West returned from Paris to New York City, where he worked as a nighttime hotel clerk. He often gave free or discounted rooms to his friends and fellow writers. West set his next novel in New York City. Miss Lonelyhearts (1933) portrays an advice columnist deeply pained and yet angered by the sad, suffering people who write to him. His third novel, A Cool Million (1934), mocks the familiar American rags-to-riches story by featuring its hero on a steady decline in fortunes. Neither of these novels drew much attention during West's lifetime.
West then moved to Hollywood to become a screenwriter. His final novel, The Day of the Locust (1939), satirizes the worship of celebrities and the production of slick, crude commercialized dreams in the movies. The novel ends with a crowd erupting in rage and violence at a Hollywood premiere. Like West's earlier novels this too was not widely read during his lifetime.
Returning from a hunting trip, West died at the wheel in a car accident in California on December 22, 1940. His wife, Eileen McKenney, was also killed in the accident.
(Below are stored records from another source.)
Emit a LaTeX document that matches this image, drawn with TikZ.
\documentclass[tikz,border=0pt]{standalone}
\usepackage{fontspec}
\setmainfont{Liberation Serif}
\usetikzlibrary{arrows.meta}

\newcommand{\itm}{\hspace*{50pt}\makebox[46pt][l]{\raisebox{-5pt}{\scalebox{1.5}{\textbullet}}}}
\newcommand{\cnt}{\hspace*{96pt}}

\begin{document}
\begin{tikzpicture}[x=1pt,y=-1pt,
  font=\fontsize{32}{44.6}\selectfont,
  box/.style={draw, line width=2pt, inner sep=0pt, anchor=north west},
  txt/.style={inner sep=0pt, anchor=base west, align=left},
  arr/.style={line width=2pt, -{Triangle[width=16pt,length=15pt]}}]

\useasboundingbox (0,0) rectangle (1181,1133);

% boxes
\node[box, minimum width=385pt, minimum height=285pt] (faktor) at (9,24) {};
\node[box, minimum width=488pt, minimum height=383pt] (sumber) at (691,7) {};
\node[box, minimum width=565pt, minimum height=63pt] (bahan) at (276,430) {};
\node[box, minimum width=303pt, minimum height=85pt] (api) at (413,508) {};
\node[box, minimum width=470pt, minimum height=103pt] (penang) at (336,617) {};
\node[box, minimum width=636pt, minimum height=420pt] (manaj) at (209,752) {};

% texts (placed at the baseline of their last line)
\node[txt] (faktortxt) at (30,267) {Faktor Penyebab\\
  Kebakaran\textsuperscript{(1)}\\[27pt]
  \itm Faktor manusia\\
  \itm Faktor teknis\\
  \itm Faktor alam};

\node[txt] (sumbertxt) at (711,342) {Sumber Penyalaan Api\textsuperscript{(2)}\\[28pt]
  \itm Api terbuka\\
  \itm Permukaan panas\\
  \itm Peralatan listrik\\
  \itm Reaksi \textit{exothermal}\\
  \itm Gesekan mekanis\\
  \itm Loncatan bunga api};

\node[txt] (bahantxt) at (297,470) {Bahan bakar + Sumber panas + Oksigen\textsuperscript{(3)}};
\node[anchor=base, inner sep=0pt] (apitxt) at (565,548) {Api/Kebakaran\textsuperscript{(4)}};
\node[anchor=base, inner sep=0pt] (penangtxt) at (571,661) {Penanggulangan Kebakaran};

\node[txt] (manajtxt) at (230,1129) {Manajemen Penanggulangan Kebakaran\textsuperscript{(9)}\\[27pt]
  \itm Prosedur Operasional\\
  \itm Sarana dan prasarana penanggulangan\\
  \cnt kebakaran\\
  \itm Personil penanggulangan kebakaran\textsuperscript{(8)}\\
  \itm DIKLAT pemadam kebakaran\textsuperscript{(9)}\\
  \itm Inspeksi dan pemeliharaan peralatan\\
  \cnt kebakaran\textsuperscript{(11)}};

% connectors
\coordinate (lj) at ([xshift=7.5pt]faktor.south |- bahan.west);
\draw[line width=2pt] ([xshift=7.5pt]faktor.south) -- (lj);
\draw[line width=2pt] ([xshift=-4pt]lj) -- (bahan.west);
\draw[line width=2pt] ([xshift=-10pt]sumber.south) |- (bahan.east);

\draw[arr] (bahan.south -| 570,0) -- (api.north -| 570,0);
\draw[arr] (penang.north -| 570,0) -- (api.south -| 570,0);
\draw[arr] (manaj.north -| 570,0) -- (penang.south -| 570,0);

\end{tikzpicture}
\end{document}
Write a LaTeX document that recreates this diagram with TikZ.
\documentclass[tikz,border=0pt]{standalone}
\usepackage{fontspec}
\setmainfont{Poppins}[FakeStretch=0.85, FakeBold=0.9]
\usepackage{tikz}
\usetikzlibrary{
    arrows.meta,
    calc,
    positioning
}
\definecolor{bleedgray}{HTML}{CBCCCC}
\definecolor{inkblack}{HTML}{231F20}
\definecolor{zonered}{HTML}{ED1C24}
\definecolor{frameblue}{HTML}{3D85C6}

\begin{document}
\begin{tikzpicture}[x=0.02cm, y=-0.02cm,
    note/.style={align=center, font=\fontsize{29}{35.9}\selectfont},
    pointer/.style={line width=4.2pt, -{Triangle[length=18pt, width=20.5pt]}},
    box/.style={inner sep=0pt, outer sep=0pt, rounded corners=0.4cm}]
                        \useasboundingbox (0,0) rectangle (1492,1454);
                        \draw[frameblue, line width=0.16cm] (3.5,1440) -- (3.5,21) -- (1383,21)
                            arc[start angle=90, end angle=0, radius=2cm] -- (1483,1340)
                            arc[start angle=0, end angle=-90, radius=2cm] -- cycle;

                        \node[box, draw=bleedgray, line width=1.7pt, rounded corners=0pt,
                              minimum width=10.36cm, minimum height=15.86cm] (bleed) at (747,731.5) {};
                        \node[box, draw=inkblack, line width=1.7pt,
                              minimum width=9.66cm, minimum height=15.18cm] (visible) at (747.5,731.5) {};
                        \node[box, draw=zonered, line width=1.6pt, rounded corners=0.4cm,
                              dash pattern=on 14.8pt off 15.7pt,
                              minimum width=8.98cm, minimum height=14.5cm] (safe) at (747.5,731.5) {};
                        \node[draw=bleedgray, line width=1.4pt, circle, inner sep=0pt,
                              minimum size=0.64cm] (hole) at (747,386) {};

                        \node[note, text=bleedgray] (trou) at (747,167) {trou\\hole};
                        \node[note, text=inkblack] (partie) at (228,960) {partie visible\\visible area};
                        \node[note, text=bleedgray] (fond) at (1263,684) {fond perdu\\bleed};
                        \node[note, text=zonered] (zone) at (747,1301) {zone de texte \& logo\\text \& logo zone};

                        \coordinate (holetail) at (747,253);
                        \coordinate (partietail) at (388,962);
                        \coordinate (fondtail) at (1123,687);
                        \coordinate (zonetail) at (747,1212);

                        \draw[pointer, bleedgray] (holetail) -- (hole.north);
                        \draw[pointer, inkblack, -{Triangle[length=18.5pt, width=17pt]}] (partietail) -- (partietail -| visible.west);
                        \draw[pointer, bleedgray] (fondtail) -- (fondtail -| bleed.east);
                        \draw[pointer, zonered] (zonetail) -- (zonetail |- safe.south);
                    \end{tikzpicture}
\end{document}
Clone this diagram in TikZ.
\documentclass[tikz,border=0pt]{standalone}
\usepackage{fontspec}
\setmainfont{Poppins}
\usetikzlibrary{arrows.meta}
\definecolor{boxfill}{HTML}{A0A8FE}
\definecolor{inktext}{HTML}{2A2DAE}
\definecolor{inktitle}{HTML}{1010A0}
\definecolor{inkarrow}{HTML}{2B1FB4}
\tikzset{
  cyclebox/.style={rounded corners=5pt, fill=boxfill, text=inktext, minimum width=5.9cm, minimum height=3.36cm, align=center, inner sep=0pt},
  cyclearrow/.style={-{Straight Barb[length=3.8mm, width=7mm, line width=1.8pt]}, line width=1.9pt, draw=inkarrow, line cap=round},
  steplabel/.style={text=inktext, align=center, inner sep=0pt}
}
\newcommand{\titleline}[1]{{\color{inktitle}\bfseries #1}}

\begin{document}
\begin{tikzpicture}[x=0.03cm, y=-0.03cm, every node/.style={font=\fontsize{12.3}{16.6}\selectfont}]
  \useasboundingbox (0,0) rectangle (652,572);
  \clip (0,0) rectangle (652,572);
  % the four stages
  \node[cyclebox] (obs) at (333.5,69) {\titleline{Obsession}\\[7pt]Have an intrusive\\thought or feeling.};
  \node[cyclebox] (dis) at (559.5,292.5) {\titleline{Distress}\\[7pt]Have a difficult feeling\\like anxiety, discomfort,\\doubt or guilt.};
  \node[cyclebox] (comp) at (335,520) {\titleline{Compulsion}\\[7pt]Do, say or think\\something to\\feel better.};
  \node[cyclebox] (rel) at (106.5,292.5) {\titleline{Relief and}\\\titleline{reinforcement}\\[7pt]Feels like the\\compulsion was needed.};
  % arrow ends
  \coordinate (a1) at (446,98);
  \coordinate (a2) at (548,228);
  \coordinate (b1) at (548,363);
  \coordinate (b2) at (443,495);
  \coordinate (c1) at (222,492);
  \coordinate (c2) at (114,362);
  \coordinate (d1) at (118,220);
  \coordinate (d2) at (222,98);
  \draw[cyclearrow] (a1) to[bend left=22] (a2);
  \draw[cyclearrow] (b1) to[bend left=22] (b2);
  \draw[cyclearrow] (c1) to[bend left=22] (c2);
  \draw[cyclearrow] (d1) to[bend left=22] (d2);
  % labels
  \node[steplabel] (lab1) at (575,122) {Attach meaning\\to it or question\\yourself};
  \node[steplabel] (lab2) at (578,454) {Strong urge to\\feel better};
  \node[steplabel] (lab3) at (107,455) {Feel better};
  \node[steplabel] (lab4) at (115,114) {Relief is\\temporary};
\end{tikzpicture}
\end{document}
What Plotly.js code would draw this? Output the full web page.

Although West's books received some good reviews, he was not widely read until after World War II (1939–45), years after his death. A translation of Miss Lonelyhearts was published in France in 1946, to considerable acclaim. The 1957 publication of The Complete Works of Nathanael West brought about a reevaluation of his four novels. Today West is remembered chiefly for Miss Lonelyhearts and The Day of the Locust. Both novels portray despair and violence at the heart of the American dream and materialistic values.